Residents in the Waldo Canyon Burn Scar area still recovering 6 years after the blaze scorched more than 18,000 acres west of Colorado Springs. That blaze also destroyed more than 300 structures in the area including homes and business. The good news is experts are breathing a little bit easier when it comes to flooding concerns around the Waldo Canyon Burn Scar.
The fire happened in 2012, so the land has had several years of regrowth allowing plenty of plants and trees to come back in. The National Weather Service tells us the Waldo Canyon Burn scar is already starting to act like the area around it, but this burn scar is unique.
What sets it apart is the amount of mitigation done.
Thanks to work by the City and homeowners, the burn scar has seen more mitigation than most areas can boast. The National Weather Service says there just isn't those kind of resources for burn scars located farther out.
Storms still gather over the scar, but there needs to be an inch and a half of rain in an hour for experts to get worried and even that amount of moisture might not mean much.

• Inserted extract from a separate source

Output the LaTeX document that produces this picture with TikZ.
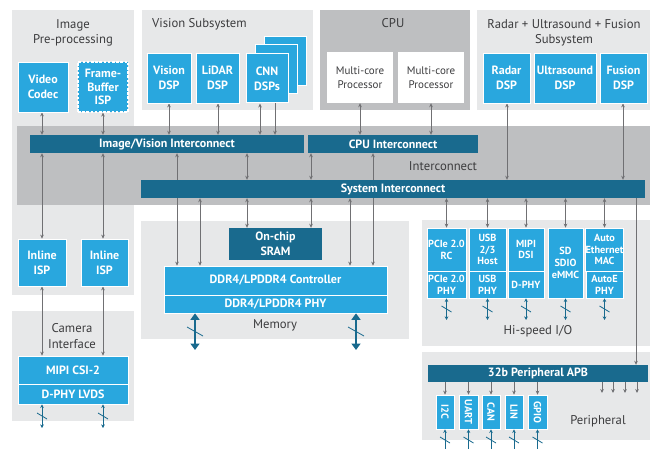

"We have had events, like the past Saturday, where it's been more than that with really not much of an impact," explained Warning Coordination Meteorologist for the National Weather Service Greg Heavener, "so it's still there, but we can rest a little easier because it's not as under the gun."
Of course the experts still keep a close eye on the area because of its history, but they don't lose as much sleep over it.
The areas that are the big concern are the Spring Fire, the Junkins Fire and Hayden Pass Fire burn scars.